Copy nothing but the text: reproduce each line of the listing exactly and leave the pictures out.

▶ Data
══════════
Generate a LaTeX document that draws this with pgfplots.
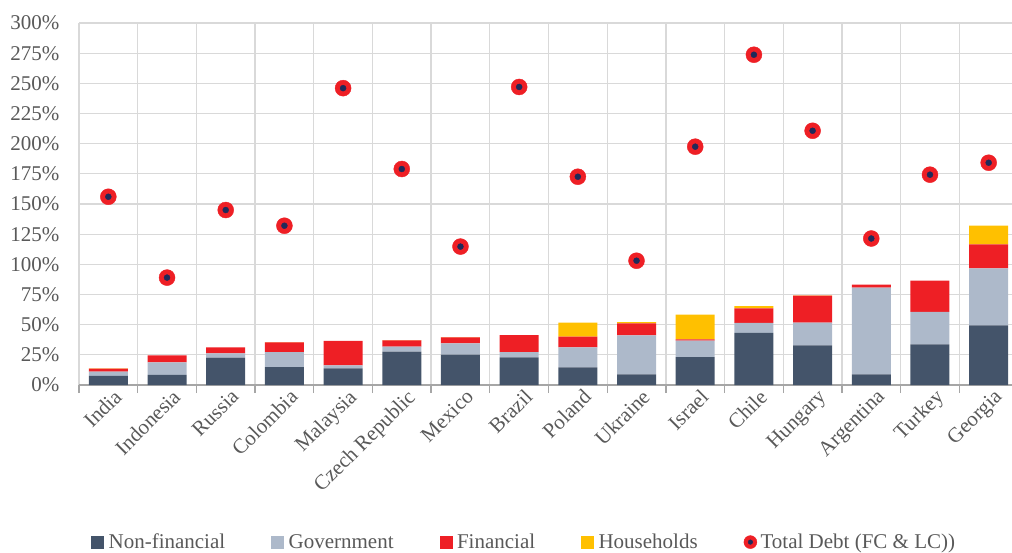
\documentclass[border=0pt]{standalone}
\usepackage{pgfplots}
\pgfplotsset{compat=1.18}
\usepackage{fontspec}
\setmainfont{Liberation Serif}
\definecolor{nonfin}{HTML}{44546A}
\definecolor{gov}{HTML}{ADB9CA}
\definecolor{fin}{HTML}{EE1F25}
\definecolor{hh}{HTML}{FFC000}
\definecolor{navy}{HTML}{1F2A5A}
\definecolor{txt}{HTML}{595959}
\definecolor{gridc}{HTML}{D9D9D9}
\definecolor{axc}{HTML}{A6A6A6}
\begin{document}
\begin{tikzpicture}
\pgfplotsset{base/.style={scale only axis, width=939pt, height=362pt,
  xmin=-0.5, xmax=15.5, ymin=0, ymax=300,
  at={(79pt,167pt)}, anchor=south west}}
\begin{axis}[base, ybar stacked, bar width=0.665,
  axis x line*=bottom, axis y line*=left,
  y axis line style={draw=none},
  x axis line style={draw=axc, line width=1.5pt},
  ytick={0,25,...,300},
  yticklabel={\pgfmathprintnumber{\tick}\%},
  /pgf/number format/assume math mode=true,
  ymajorgrids, major grid style={draw=gridc, line width=1.3pt},
  xtick={0,...,15},
  xticklabels={India,Indonesia,Russia,Colombia,Malaysia,Czech Republic,Mexico,Brazil,Poland,Ukraine,Israel,Chile,Hungary,Argentina,Turkey,Georgia},
  major tick length=0pt,
  minor xtick={-0.5,0.5,1.5,2.5,3.5,4.5,5.5,6.5,7.5,8.5,9.5,10.5,11.5,12.5,13.5,14.5,15.5},
  xminorgrids, minor grid style={draw=gridc, line width=1.3pt},
  tick align=outside, minor tick length=8pt,
  minor x tick style={draw=axc, line width=1.3pt},
  major x tick style={draw=none}, y tick style={draw=none},
  yticklabel style={font=\fontsize{21pt}{24pt}\selectfont, text=txt, xshift=-16pt},
  xticklabel style={font=\fontsize{21pt}{24pt}\selectfont, text=txt, rotate=45, anchor=north east, inner sep=2pt, yshift=-3pt, xshift=3pt},
]
\addplot[fill=nonfin, draw=none] coordinates {(0,7.5) (1,8.3) (2,22.6) (3,14.9) (4,13.8) (5,27.6) (6,25.1) (7,22.9) (8,14.6) (9,8.8) (10,23.2) (11,43.1) (12,32.8) (13,8.8) (14,33.7) (15,49.4)};
\addplot[fill=gov, draw=none] coordinates {(0,3.5) (1,10.4) (2,3.6) (3,12.4) (4,2.5) (5,4.1) (6,9.4) (7,4.4) (8,16.6) (9,32.3) (10,13.5) (11,8.3) (12,18.8) (13,71.8) (14,27.0) (15,47.2)};
\addplot[fill=fin, draw=none] coordinates {(0,2.5) (1,5.8) (2,5.0) (3,8.0) (4,20.2) (5,5.3) (6,5.0) (7,14.1) (8,8.8) (9,9.9) (10,1.1) (11,12.1) (12,22.4) (13,2.5) (14,25.7) (15,19.9)};
\addplot[fill=hh, draw=none] coordinates {(0,0.3) (1,0) (2,0) (3,0.3) (4,0) (5,0.2) (6,0.2) (7,0) (8,11.6) (9,1.2) (10,20.5) (11,1.9) (12,0.3) (13,0) (14,0) (15,15.5)};
\end{axis}
\begin{axis}[base, hide axis,
  legend columns=5,
  legend style={at={(0.0096,-0.434)}, anchor=west, draw=none, fill=none,
    font=\fontsize{21pt}{24pt}\selectfont, text=txt,
    /tikz/every odd column/.append style={column sep=0pt},
    /tikz/every even column/.append style={column sep=44pt}},
  legend cell align=left,
]
\addlegendimage{legend image code/.code={\fill[nonfin] (0pt,-6pt) rectangle (12pt,6pt); \path (15pt,0pt);}}
\addlegendentry{Non-financial}
\addlegendimage{legend image code/.code={\fill[gov] (0pt,-6pt) rectangle (12pt,6pt); \path (15pt,0pt);}}
\addlegendentry{Government}
\addlegendimage{legend image code/.code={\fill[fin] (0pt,-6pt) rectangle (12pt,6pt); \path (15pt,0pt);}}
\addlegendentry{Financial}
\addlegendimage{legend image code/.code={\fill[hh] (0pt,-6pt) rectangle (12pt,6pt); \path (15pt,0pt);}}
\addlegendentry{Households}
\addplot[only marks, mark=*, mark size=8pt, color=fin,
  legend image code/.code={\fill[fin] (6pt,0pt) circle (6.5pt); \fill[navy] (6pt,0pt) circle (2.3pt); \path (14pt,0pt);}]
  coordinates {(0,156) (1,89) (2,145) (3,132) (4,246) (5,179) (6,114.7) (7,247) (8,172.6) (9,103) (10,197.5) (11,273.7) (12,210.7) (13,121.4) (14,174.3) (15,184.2)};
\addlegendentry{Total Debt (FC \& LC))}
\addplot[only marks, mark=*, mark size=3pt, color=navy, forget plot]
  coordinates {(0,156) (1,89) (2,145) (3,132) (4,246) (5,179) (6,114.7) (7,247) (8,172.6) (9,103) (10,197.5) (11,273.7) (12,210.7) (13,121.4) (14,174.3) (15,184.2)};
\end{axis}
\pgfresetboundingbox
\path[use as bounding box] (0,0) rectangle (1012pt,552pt);
\end{tikzpicture}
\end{document}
══════════
▶ The response
Generate a LaTeX document that draws this with pgfplots.
\documentclass[border=0pt]{standalone}
\usepackage{pgfplots}
\pgfplotsset{compat=1.18}
\usepackage{fontspec}
\setmainfont{Liberation Serif}
\definecolor{nonfin}{HTML}{44546A}
\definecolor{gov}{HTML}{ADB9CA}
\definecolor{fin}{HTML}{EE1F25}
\definecolor{hh}{HTML}{FFC000}
\definecolor{navy}{HTML}{1F2A5A}
\definecolor{txt}{HTML}{595959}
\definecolor{gridc}{HTML}{D9D9D9}
\definecolor{axc}{HTML}{A6A6A6}
\begin{document}
\begin{tikzpicture}
\pgfplotsset{base/.style={scale only axis, width=939pt, height=362pt,
  xmin=-0.5, xmax=15.5, ymin=0, ymax=300,
  at={(79pt,167pt)}, anchor=south west}}
\begin{axis}[base, ybar stacked, bar width=0.665,
  axis x line*=bottom, axis y line*=left,
  y axis line style={draw=none},
  x axis line style={draw=axc, line width=1.5pt},
  ytick={0,25,...,300},
  yticklabel={\pgfmathprintnumber{\tick}\%},
  /pgf/number format/assume math mode=true,
  ymajorgrids, major grid style={draw=gridc, line width=1.3pt},
  xtick={0,...,15},
  xticklabels={India,Indonesia,Russia,Colombia,Malaysia,Czech Republic,Mexico,Brazil,Poland,Ukraine,Israel,Chile,Hungary,Argentina,Turkey,Georgia},
  major tick length=0pt,
  minor xtick={-0.5,0.5,1.5,2.5,3.5,4.5,5.5,6.5,7.5,8.5,9.5,10.5,11.5,12.5,13.5,14.5,15.5},
  xminorgrids, minor grid style={draw=gridc, line width=1.3pt},
  tick align=outside, minor tick length=8pt,
  minor x tick style={draw=axc, line width=1.3pt},
  major x tick style={draw=none}, y tick style={draw=none},
  yticklabel style={font=\fontsize{21pt}{24pt}\selectfont, text=txt, xshift=-16pt},
  xticklabel style={font=\fontsize{21pt}{24pt}\selectfont, text=txt, rotate=45, anchor=north east, inner sep=2pt, yshift=-3pt, xshift=3pt},
]
\addplot[fill=nonfin, draw=none] coordinates {(0,7.5) (1,8.3) (2,22.6) (3,14.9) (4,13.8) (5,27.6) (6,25.1) (7,22.9) (8,14.6) (9,8.8) (10,23.2) (11,43.1) (12,32.8) (13,8.8) (14,33.7) (15,49.4)};
\addplot[fill=gov, draw=none] coordinates {(0,3.5) (1,10.4) (2,3.6) (3,12.4) (4,2.5) (5,4.1) (6,9.4) (7,4.4) (8,16.6) (9,32.3) (10,13.5) (11,8.3) (12,18.8) (13,71.8) (14,27.0) (15,47.2)};
\addplot[fill=fin, draw=none] coordinates {(0,2.5) (1,5.8) (2,5.0) (3,8.0) (4,20.2) (5,5.3) (6,5.0) (7,14.1) (8,8.8) (9,9.9) (10,1.1) (11,12.1) (12,22.4) (13,2.5) (14,25.7) (15,19.9)};
\addplot[fill=hh, draw=none] coordinates {(0,0.3) (1,0) (2,0) (3,0.3) (4,0) (5,0.2) (6,0.2) (7,0) (8,11.6) (9,1.2) (10,20.5) (11,1.9) (12,0.3) (13,0) (14,0) (15,15.5)};
\end{axis}
\begin{axis}[base, hide axis,
  legend columns=5,
  legend style={at={(0.0096,-0.434)}, anchor=west, draw=none, fill=none,
    font=\fontsize{21pt}{24pt}\selectfont, text=txt,
    /tikz/every odd column/.append style={column sep=0pt},
    /tikz/every even column/.append style={column sep=44pt}},
  legend cell align=left,
]
\addlegendimage{legend image code/.code={\fill[nonfin] (0pt,-6pt) rectangle (12pt,6pt); \path (15pt,0pt);}}
\addlegendentry{Non-financial}
\addlegendimage{legend image code/.code={\fill[gov] (0pt,-6pt) rectangle (12pt,6pt); \path (15pt,0pt);}}
\addlegendentry{Government}
\addlegendimage{legend image code/.code={\fill[fin] (0pt,-6pt) rectangle (12pt,6pt); \path (15pt,0pt);}}
\addlegendentry{Financial}
\addlegendimage{legend image code/.code={\fill[hh] (0pt,-6pt) rectangle (12pt,6pt); \path (15pt,0pt);}}
\addlegendentry{Households}
\addplot[only marks, mark=*, mark size=8pt, color=fin,
  legend image code/.code={\fill[fin] (6pt,0pt) circle (6.5pt); \fill[navy] (6pt,0pt) circle (2.3pt); \path (14pt,0pt);}]
  coordinates {(0,156) (1,89) (2,145) (3,132) (4,246) (5,179) (6,114.7) (7,247) (8,172.6) (9,103) (10,197.5) (11,273.7) (12,210.7) (13,121.4) (14,174.3) (15,184.2)};
\addlegendentry{Total Debt (FC \& LC))}
\addplot[only marks, mark=*, mark size=3pt, color=navy, forget plot]
  coordinates {(0,156) (1,89) (2,145) (3,132) (4,246) (5,179) (6,114.7) (7,247) (8,172.6) (9,103) (10,197.5) (11,273.7) (12,210.7) (13,121.4) (14,174.3) (15,184.2)};
\end{axis}
\pgfresetboundingbox
\path[use as bounding box] (0,0) rectangle (1012pt,552pt);
\end{tikzpicture}
\end{document}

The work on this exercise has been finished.